AIM OF THE TASK » Find the lines holding the word "that" and collect them.

GIVEN ENTRIES »
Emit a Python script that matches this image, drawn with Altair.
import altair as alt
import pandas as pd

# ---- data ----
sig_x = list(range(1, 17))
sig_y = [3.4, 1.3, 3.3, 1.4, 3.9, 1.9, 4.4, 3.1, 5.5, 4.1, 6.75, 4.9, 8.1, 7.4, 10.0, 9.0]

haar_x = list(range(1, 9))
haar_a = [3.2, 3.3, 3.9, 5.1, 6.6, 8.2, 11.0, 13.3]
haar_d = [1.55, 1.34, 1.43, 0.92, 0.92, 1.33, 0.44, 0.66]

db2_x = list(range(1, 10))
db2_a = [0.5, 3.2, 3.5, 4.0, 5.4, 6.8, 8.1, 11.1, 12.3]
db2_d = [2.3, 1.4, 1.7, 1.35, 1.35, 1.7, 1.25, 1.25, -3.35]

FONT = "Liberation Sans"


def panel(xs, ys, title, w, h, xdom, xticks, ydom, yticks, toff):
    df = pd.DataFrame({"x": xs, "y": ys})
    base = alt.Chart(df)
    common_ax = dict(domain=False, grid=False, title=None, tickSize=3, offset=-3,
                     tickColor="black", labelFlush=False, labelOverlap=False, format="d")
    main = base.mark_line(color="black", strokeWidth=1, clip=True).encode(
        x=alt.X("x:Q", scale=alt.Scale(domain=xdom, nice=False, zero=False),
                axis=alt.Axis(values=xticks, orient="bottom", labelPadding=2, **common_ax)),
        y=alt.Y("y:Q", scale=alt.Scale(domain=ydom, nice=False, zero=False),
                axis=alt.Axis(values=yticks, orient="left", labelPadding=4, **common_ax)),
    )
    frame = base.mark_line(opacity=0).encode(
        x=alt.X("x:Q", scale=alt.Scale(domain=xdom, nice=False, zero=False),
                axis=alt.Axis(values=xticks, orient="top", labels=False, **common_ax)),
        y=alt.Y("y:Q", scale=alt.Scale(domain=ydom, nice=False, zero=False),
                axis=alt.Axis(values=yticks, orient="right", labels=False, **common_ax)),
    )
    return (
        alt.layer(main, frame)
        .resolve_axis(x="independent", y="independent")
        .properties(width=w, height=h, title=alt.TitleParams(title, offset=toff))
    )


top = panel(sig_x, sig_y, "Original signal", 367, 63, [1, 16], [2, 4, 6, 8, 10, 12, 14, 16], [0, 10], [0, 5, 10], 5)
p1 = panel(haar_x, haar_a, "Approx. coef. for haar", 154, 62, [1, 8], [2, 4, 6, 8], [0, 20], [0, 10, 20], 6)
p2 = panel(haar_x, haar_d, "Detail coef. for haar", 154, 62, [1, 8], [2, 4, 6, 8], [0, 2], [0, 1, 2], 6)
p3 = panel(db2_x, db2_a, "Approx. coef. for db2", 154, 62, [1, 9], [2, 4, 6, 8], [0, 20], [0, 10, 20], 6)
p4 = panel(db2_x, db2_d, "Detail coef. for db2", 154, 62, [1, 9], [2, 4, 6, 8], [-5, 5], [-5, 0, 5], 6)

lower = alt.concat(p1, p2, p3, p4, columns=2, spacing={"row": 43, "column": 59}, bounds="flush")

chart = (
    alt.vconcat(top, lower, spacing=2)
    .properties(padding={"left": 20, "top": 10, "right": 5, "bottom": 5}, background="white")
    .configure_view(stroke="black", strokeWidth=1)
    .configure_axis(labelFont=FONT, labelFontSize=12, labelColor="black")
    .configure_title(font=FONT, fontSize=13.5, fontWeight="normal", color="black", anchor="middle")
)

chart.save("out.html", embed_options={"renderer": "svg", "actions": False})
==
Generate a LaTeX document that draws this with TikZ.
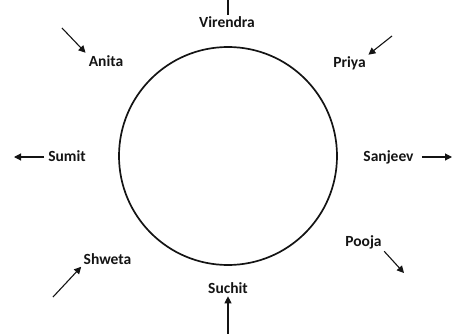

RESULT FOR THIS TASK »
Emit a Python script that matches this image, drawn with Altair.
Generate a LaTeX document that draws this with TikZ.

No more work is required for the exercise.